L’idée est d’être spectateur mais également dans la tête du personnage, on pense que tout est normal mais il y a quelque chose de bizarre qui s’exprime par une détérioration physique progressive et donc effrayante, quelque chose qu’on ne peut pas arrêter. C’est certes effrayant mais c’est soi-même … Fabrice Gobert fait référence aux boutons d’acné que l’on a tous explosés étant jeunes.

Cette évolution physique (on ne sait pas vers quoi on devient) les revenants et leurs familles se demandent s’ils sont comme avant, ou sont-ils quelque chose d’autre, et dans ce, que sont-ils ?
Le changement physique est un élément fondamental de la série, comme dans les films de Cronenberg.

Le thème du double : A Scanner Darkly avec Keanu Reeves

Quand il travaillait sur le scénario avec Emmanuel Carrère (c’est un grand spécialiste de Philip K. Dick à qui il a consacré une excellente biographie), il pensait beaucoup au film animé de Richard Linklater. Même manière de se décaler légèrement de la réalité pour faire surgir quelque chose d’extrêmement effrayant, car on n’est pas dans un monde dans lequel tout peut arriver.
C’est là que réside l’intérêt du fantastique : ouvrir les portes à l’impossible, au miracle et à l’irréel. Il faut cependant ne pas trop ouvrir ces portes et faire surgir les éléments surnaturels de manière progressive pour que l’on sente que les choses pourraient éventuellement arriver comme ça dans la réalité.

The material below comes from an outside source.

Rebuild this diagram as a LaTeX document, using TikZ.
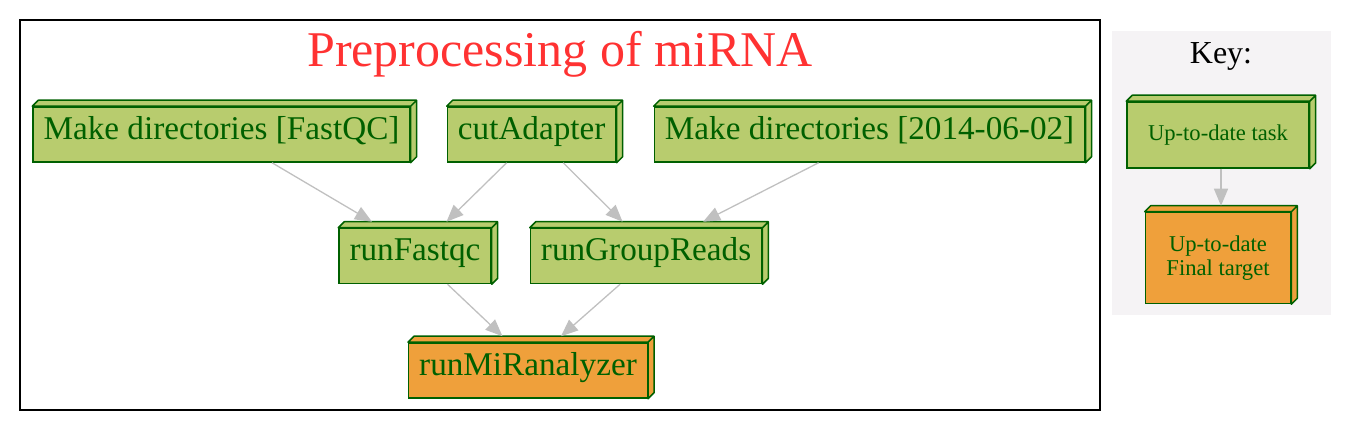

Cette idée permettait de montrer la culpabilité de Thomas qui a vraiment pris la place de Simon.
Les revenants provoquent chez les vivants le retour du passé, du refoulé. Nous sommes projetés dans l’inconscient de Thomas de manière très concrète.
Les idées de K. Dick sont très fortes car très visuelles, elles parlent de l’inconscient et expriment ce qui se passe dans le cerveau. Ceux sont des images très fortes pour exprimer ce que l’on ne comprend pas à l’intérieur de nous.


La Horde : The Fog de John Carpenter
Dans l’épisode 7, on voit une horde émerger du brouillard et revenir au Lake Pub.
Ils ont eu de la chance le jour du tournage quand le brouillard s’est invité sur le lac de Tignes sans crier gare.
L’idée dès l’écriture était de s’autoriser à aller de plus en plus dans le fantastique et d’emmener les personnages dans l’acceptation du fantastique et faire surgir des choses de plus en plus improbables.
Cette horde arrive progressivement et ces scènes n’auraient pas pu être tournées dans les deux premiers épisodes car il y avait la nécessité de progression et de rendre ces évènements acceptables.

Fabrice Gobert a toujours été très impressionné par John Carpenter : sa mise en scène minimaliste mais extrêmement efficace et sa gestion des effets, sans surenchère dans les plans ou les effets spéciaux.

Le personnage de Victor : Shining de Stanley Kubrick
Le petit garçon est un des personnages clefs de la saison 1, admirablement interprété par Swann Nambotin. Mi-ange, mi-démon, le personnage est pris de mutisme quand il découvre le cadavre de la voisine de Julie.
Cette scène n’est pas sans rappeler celle de The Shining de Stanley Kubrick.